Climat: les pays pauvres se résignent à un accord financier décevant
300 milliards de dollars par an, dans dix ans: les pays développés se sont engagés samedi à Bakou à davantage financer les pays pauvres menacés par le changement climatique, au terme d'une chaotique conférence de l'ONU en Azerbaïdjan dont le monde en développement repart furieux.
Le représentant des 45 pays les plus pauvres de la planète, a dénoncé un accord "pas ambitieux".
"Le montant proposé est lamentablement faible. C'est dérisoire", a dénoncé la déléguée indienne Leela Nandan en éreintant la présidence azerbaïdjanaise de la COP29.
Cet engagement financier de pays européens, des Etats-Unis, du Canada, de l'Australie, du Japon et la Nouvelle-Zélande, sous l'égide de l'ONU, est d'augmenter de 100 milliards aujourd'hui à "au moins 300 milliards de dollars" annuels d'ici 2035 leurs prêts et dons aux pays en développement.
De l'argent pour s'adapter aux inondations, aux canicules et aux sécheresses. Mais aussi pour investir dans les énergies bas carbone au lieu de développer leurs économies en brûlant du charbon et du pétrole, comme les pays occidentaux l'ont fait pendant plus d'un siècle.
Les Européens, premiers bailleurs mondiaux de finance pour le climat, n'étaient pas prêts à aller au-delà de ce montant, en période de resserrement budgétaire et de secousses politiques. Mais estiment avoir contribué à un résultat historique.
"La COP29 passera à la postérité comme le début d'une nouvelle ère pour la finance climatique", s'est félicité le commissaire Wopke Hoekstra.
- Pas de tours d'honneur -
Mais l'accord de la COP29, scellé pendant la seconde nuit de prolongation, laisse un goût amer à de nombreux participants. Les pays les plus pauvres de la planète et les Etats insulaires du Pacifique, des Caraïbes ou d'Afrique demandaient le double ou plus. Et il a été adopté à près de 03H00 du matin après d'épuisantes tractations.
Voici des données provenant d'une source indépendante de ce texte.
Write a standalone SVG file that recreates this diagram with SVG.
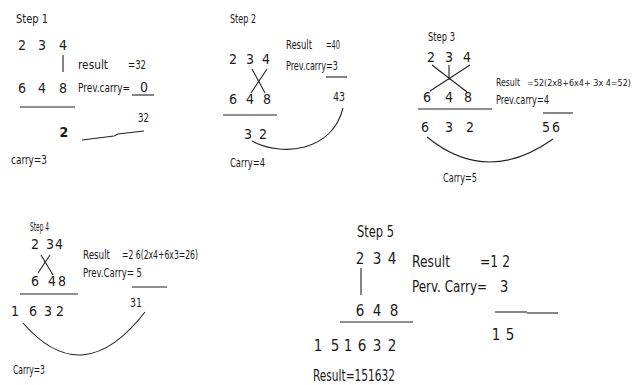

"Aucun pays n'a obtenu tout ce qu'il voulait, et nous quittons Bakou avec une montagne de travail à accomplir. Ce n'est donc pas l'heure de faire des tours d'honneur", a déclaré le chef de l'ONU climat, Simon Stiell.
L'Azerbaïdjan s'était battue pour décrocher l'organisation de la conférence, le plus grand événement international organisé par le pays, face à l'Arménie. Mais les déclarations de son président contre la France, les arrestations de militants environnementaux et le harcèlement de parlementaires américains à Bakou ont alourdi l'atmosphère.
Sa gestion des négociations est sévèrement jugée. L’Allemagne lui a reproché sa proximité avec des pays pétroliers, et les Etats les plus pauvres de la planète ont claqué la porte d'une réunion samedi, estimant n'avoir pas été pleinement consultés.
Bakou fut une "expérience douloureuse", a dit la ministre brésilienne de l'Environnement, Marina Silva, qui accueillera la prochaine COP dans un an.
- Bras de fer sur les fossiles -
L'arrière-plan inédit de cette 29e COP est une année 2024 qui sera vraisemblablement la plus chaude jamais mesurée. Et, neuf ans après l'accord de Paris, l'humanité va encore brûler plus de pétrole, de gaz et de charbon que l'année passée.
En deux semaines de réunion en Azerbaïdjan, des tempêtes ont tué des Philippines au Honduras, l'Espagne panse ses plaies après des inondations meurtrières, l'Equateur a déclaré l'urgence nationale à cause de la sécheresse et des incendies....
Mais, dans ce qui est interprété comme une revanche de la COP28 de Dubaï, l'an dernier, aucune mention explicite n'est faite dans l'accord de Bakou de la transition vers la sortie des énergies fossiles. En revanche, les "combustibles de transition", le terme de l'industrie gazière pour le gaz naturel, a droit a une mention explicite.
Les Européens, qui espéraient plus d'ambition sur la baisse des émissions de gaz à effet de serre, ne retrouveront pas non plus dans le texte la création du dispositif d'un suivi annuel des efforts de transition hors des fossiles (charbon, pétrole, gaz) qu'ils espéraient.